Find the number of lines containing the string "this" in the data. Answer with the number by itself.

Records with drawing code
__________

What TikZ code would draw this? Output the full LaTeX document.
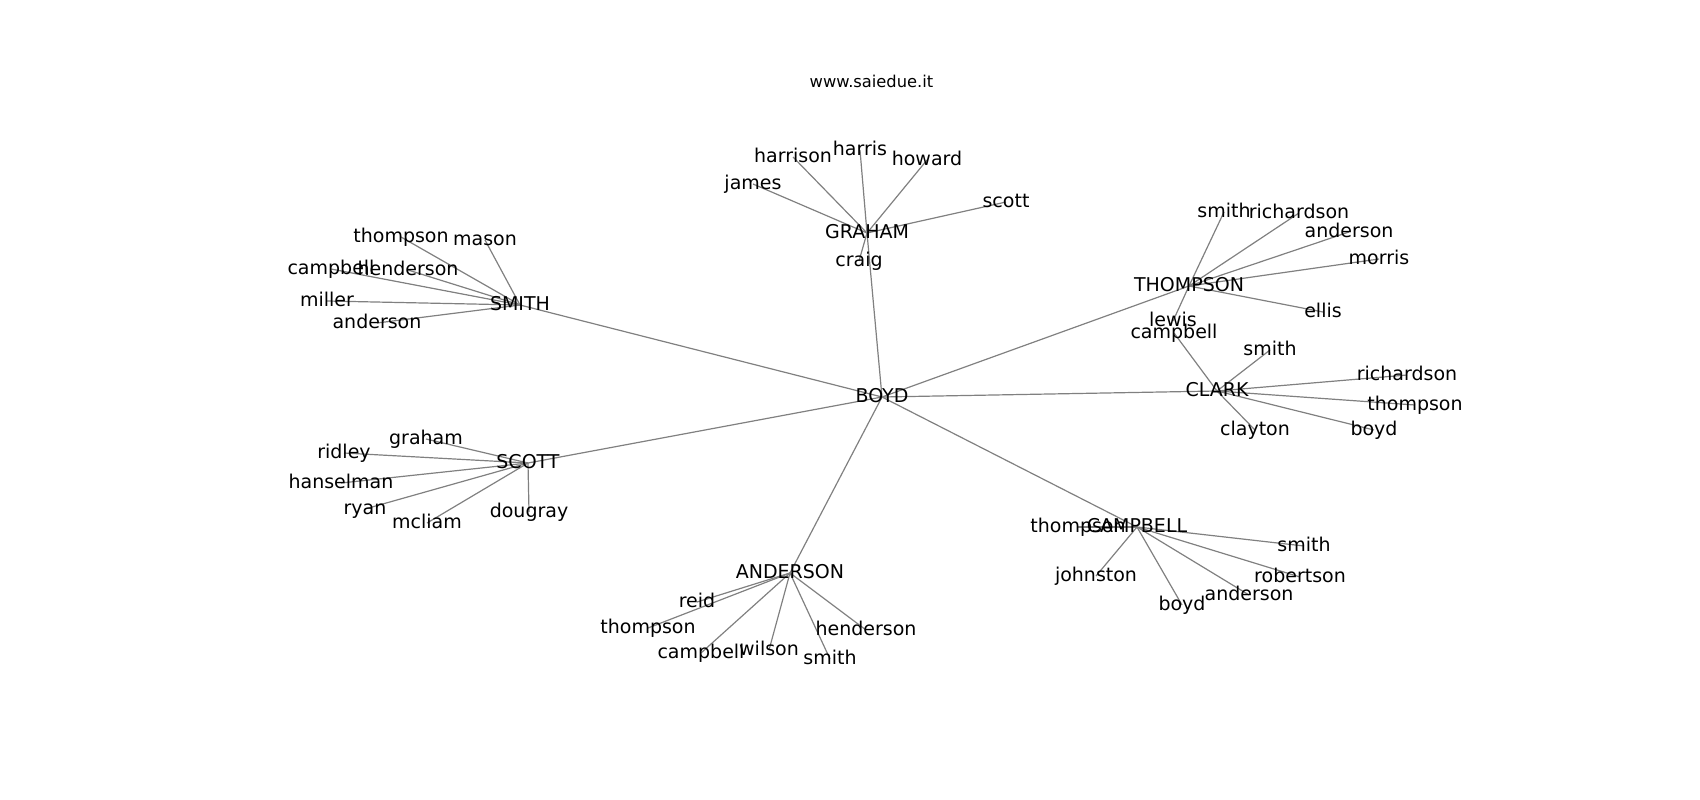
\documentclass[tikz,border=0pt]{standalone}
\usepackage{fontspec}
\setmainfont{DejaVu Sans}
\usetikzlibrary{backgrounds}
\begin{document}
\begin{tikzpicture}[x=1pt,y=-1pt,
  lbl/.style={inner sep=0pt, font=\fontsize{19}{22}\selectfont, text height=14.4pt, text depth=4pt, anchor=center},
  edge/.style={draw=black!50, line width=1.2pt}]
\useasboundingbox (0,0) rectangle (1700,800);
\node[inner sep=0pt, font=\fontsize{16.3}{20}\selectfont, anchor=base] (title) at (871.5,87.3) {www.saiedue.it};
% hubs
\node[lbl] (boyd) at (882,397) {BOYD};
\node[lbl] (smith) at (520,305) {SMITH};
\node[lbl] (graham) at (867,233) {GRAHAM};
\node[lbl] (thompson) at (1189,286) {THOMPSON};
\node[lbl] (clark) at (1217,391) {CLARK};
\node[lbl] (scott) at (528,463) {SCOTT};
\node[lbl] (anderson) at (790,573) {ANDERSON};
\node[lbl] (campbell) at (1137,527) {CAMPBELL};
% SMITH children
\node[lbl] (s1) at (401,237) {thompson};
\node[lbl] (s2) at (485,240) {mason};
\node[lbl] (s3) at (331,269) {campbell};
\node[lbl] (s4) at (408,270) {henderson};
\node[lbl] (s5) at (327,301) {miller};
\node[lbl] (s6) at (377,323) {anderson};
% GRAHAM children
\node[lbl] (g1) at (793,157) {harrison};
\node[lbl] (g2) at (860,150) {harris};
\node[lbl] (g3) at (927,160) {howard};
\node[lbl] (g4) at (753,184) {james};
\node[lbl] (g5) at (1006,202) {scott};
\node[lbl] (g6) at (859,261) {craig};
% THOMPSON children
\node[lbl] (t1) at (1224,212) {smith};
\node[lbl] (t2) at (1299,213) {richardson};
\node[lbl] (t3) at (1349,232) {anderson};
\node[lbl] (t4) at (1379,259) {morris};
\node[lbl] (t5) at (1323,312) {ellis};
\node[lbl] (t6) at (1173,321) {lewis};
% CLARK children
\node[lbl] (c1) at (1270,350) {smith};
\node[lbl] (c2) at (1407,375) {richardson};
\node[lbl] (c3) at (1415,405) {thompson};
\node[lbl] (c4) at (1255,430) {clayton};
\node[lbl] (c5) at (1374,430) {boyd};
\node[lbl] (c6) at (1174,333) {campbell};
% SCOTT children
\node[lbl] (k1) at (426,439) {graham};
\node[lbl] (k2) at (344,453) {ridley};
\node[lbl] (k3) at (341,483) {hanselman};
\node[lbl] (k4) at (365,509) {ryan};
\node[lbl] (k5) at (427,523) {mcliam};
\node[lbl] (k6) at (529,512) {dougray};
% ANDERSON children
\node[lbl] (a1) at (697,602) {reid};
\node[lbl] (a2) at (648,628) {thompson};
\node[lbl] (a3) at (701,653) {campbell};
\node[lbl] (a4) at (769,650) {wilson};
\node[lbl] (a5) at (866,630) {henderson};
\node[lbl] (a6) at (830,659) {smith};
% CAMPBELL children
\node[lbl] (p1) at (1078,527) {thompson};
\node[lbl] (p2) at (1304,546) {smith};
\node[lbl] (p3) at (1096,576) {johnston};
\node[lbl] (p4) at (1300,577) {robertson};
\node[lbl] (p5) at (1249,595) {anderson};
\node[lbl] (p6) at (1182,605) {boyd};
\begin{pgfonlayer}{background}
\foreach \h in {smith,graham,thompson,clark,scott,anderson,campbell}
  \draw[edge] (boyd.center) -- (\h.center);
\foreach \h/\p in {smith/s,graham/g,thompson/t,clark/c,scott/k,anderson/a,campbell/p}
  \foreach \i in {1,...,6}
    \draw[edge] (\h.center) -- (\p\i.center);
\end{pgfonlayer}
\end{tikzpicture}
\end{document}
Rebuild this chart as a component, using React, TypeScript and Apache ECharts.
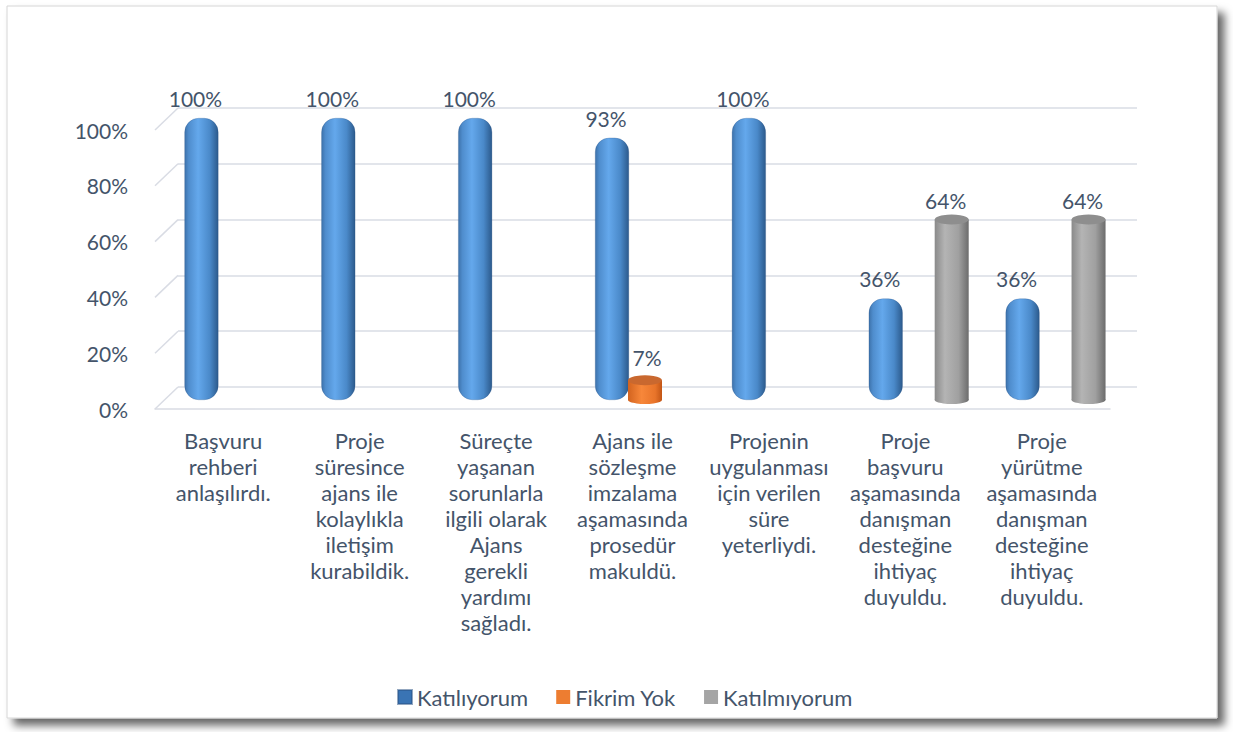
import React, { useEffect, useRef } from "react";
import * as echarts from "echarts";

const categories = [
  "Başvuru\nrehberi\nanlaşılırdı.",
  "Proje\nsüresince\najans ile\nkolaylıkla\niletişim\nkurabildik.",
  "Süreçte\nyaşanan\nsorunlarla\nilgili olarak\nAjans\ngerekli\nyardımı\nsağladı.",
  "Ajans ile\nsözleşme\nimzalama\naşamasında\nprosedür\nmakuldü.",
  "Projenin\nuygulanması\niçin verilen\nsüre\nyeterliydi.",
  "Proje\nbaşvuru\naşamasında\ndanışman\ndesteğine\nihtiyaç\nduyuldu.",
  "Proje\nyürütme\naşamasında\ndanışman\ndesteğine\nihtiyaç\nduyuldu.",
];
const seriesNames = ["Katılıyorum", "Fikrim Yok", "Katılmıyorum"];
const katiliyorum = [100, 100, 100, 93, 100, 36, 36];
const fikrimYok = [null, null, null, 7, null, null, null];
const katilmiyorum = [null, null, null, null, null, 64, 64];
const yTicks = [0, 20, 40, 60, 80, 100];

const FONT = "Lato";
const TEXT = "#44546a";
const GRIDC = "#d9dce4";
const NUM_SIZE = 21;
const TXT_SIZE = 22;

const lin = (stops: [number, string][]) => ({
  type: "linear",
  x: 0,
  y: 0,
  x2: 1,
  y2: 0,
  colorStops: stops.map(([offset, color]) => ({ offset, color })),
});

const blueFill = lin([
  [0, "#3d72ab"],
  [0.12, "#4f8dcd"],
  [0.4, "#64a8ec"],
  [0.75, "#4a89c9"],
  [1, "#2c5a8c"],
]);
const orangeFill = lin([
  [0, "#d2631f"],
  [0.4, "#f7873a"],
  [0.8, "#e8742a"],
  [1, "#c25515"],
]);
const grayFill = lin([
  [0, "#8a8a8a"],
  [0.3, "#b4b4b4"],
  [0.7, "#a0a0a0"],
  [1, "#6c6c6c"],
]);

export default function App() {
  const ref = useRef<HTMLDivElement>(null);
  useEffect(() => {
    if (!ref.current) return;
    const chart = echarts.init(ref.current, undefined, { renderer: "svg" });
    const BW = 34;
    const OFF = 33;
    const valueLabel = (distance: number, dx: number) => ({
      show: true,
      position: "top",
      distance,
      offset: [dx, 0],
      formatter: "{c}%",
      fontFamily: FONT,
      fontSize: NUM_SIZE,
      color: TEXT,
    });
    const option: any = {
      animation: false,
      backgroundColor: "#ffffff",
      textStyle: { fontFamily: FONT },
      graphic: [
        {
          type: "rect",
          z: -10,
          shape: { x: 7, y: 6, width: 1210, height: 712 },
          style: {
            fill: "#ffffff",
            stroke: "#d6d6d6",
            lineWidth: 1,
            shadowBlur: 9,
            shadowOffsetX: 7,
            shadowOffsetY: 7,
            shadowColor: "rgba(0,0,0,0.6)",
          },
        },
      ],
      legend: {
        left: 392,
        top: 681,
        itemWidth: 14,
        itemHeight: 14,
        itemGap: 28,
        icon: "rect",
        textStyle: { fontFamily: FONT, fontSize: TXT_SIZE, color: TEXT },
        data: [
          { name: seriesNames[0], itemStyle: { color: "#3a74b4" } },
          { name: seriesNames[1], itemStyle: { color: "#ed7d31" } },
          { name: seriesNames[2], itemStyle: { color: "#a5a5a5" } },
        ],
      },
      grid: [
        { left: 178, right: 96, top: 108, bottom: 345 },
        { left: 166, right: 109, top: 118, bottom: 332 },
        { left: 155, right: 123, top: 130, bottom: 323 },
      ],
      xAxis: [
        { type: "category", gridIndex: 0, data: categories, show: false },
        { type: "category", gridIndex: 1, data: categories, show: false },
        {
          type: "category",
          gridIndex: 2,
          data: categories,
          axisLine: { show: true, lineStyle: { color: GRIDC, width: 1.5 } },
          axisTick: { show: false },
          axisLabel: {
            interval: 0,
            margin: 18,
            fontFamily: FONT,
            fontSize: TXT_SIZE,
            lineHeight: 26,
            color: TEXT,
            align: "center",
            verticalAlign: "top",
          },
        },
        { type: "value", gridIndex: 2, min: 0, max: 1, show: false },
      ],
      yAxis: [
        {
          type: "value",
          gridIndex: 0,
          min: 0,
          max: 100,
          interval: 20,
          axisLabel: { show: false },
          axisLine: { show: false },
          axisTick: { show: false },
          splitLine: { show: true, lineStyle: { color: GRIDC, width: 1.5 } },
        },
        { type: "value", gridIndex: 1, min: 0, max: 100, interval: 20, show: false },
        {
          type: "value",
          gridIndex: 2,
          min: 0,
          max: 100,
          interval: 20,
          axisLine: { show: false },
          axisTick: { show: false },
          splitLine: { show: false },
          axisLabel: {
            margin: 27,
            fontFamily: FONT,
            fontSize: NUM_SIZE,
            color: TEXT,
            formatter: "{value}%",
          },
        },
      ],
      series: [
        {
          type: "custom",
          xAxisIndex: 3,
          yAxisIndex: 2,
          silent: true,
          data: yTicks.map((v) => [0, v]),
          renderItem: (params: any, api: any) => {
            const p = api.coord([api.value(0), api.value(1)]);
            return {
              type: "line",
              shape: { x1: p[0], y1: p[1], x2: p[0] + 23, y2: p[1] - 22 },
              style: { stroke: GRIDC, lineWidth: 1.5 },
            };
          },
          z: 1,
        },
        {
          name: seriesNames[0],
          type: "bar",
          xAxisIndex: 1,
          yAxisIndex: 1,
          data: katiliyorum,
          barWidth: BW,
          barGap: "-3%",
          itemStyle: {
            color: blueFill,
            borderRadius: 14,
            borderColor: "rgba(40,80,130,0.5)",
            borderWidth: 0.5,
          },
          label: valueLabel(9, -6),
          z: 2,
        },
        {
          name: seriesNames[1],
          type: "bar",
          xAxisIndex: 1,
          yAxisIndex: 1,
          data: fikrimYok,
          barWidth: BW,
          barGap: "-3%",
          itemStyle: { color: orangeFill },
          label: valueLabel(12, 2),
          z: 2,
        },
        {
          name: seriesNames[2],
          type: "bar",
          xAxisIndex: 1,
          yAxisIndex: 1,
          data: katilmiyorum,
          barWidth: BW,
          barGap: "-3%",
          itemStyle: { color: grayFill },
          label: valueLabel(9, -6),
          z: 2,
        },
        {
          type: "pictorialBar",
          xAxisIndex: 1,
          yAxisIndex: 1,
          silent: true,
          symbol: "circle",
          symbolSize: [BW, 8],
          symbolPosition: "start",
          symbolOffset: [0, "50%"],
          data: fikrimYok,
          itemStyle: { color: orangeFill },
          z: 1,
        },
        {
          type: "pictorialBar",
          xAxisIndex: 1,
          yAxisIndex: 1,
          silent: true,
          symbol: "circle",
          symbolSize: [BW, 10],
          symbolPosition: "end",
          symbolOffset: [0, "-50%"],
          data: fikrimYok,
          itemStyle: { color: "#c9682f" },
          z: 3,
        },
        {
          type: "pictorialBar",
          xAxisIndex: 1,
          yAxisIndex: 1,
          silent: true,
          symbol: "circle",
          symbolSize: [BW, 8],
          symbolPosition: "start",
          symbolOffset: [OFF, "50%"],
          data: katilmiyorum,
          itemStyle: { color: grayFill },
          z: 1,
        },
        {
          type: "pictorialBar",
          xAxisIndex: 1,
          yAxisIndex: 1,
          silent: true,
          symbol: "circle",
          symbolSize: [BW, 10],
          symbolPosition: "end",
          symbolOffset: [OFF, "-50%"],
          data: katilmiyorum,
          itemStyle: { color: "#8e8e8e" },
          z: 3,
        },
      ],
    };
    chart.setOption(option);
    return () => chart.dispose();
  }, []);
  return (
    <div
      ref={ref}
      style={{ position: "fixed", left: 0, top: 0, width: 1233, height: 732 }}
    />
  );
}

__________

* Solution to the exercise *
2